Reproduce the material below line by line, beginning with its first line and ending with the line that contains "const colors = ['#7f7f7f', '#d9d9d9', '#000000', '#c4bd97'];"; leave out pictures.

────────────────────

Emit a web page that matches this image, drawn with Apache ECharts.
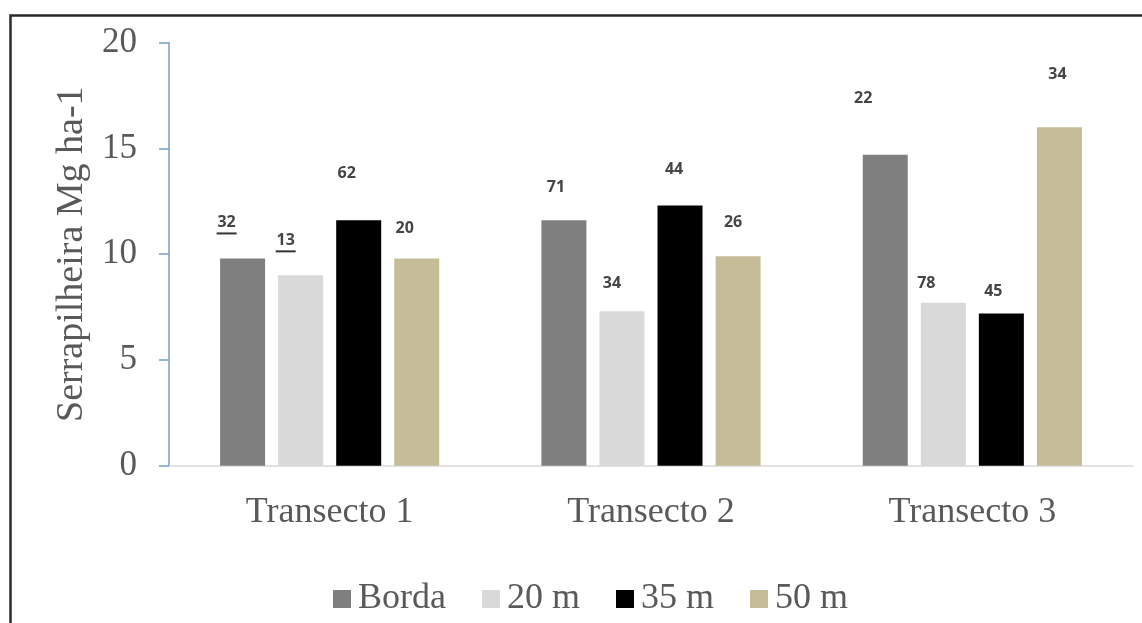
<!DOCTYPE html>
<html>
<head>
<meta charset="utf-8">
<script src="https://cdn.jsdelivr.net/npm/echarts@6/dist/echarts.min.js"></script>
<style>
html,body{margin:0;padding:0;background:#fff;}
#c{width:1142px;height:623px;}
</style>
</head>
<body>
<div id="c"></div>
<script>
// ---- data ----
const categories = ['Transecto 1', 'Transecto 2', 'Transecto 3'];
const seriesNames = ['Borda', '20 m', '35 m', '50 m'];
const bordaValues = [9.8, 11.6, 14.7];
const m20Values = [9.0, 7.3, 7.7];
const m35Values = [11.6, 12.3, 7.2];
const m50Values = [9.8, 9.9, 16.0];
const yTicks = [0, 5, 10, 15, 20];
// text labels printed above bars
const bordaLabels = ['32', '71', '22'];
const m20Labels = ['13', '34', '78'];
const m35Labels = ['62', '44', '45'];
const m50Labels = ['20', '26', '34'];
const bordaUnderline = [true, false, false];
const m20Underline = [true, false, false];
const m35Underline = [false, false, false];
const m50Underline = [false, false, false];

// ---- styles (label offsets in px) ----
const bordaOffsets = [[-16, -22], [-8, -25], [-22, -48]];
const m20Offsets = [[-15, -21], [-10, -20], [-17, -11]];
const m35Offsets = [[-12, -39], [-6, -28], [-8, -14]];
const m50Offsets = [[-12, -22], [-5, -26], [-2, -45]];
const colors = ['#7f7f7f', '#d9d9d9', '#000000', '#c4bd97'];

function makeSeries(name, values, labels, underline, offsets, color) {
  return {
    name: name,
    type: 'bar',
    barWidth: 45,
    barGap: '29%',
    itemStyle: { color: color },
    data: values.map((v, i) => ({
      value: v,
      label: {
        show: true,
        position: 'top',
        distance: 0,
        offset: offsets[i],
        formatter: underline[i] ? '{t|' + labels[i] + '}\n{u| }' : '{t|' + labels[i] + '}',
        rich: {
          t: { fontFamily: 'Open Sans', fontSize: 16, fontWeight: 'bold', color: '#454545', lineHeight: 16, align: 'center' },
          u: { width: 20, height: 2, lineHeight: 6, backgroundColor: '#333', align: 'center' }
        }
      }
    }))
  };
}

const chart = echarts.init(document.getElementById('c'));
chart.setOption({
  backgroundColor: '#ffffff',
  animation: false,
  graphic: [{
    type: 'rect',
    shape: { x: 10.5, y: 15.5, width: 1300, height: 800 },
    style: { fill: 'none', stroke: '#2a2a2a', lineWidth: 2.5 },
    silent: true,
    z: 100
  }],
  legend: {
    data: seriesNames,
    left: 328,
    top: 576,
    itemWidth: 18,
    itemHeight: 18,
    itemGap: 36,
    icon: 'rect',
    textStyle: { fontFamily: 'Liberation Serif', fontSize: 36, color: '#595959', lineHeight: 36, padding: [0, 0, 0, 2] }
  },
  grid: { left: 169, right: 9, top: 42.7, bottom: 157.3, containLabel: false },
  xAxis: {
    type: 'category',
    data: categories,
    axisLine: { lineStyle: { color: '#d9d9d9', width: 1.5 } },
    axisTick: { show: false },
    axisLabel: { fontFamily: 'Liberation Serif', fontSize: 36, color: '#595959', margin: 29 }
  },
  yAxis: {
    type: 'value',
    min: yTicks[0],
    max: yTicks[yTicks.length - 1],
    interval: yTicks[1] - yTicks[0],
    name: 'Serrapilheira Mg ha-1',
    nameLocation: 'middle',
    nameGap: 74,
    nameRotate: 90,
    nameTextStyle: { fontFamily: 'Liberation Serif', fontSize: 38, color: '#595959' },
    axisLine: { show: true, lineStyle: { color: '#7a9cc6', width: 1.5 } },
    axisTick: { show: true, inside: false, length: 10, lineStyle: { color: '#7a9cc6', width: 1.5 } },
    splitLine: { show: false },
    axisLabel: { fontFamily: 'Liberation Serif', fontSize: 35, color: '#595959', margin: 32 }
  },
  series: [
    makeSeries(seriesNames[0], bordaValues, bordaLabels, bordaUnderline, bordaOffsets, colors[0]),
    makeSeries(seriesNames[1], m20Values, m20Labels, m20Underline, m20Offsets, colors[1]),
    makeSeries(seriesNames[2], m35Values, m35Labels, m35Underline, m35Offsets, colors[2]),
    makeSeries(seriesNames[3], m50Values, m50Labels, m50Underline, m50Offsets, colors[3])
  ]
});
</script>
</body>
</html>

────────────────────

# [RESULT OF THIS TASK]
Emit a web page that matches this image, drawn with Apache ECharts.
<!DOCTYPE html>
<html>
<head>
<meta charset="utf-8">
<script src="https://cdn.jsdelivr.net/npm/echarts@6/dist/echarts.min.js"></script>
<style>
html,body{margin:0;padding:0;background:#fff;}
#c{width:1142px;height:623px;}
</style>
</head>
<body>
<div id="c"></div>
<script>
// ---- data ----
const categories = ['Transecto 1', 'Transecto 2', 'Transecto 3'];
const seriesNames = ['Borda', '20 m', '35 m', '50 m'];
const bordaValues = [9.8, 11.6, 14.7];
const m20Values = [9.0, 7.3, 7.7];
const m35Values = [11.6, 12.3, 7.2];
const m50Values = [9.8, 9.9, 16.0];
const yTicks = [0, 5, 10, 15, 20];
// text labels printed above bars
const bordaLabels = ['32', '71', '22'];
const m20Labels = ['13', '34', '78'];
const m35Labels = ['62', '44', '45'];
const m50Labels = ['20', '26', '34'];
const bordaUnderline = [true, false, false];
const m20Underline = [true, false, false];
const m35Underline = [false, false, false];
const m50Underline = [false, false, false];

// ---- styles (label offsets in px) ----
const bordaOffsets = [[-16, -22], [-8, -25], [-22, -48]];
const m20Offsets = [[-15, -21], [-10, -20], [-17, -11]];
const m35Offsets = [[-12, -39], [-6, -28], [-8, -14]];
const m50Offsets = [[-12, -22], [-5, -26], [-2, -45]];
const colors = ['#7f7f7f', '#d9d9d9', '#000000', '#c4bd97'];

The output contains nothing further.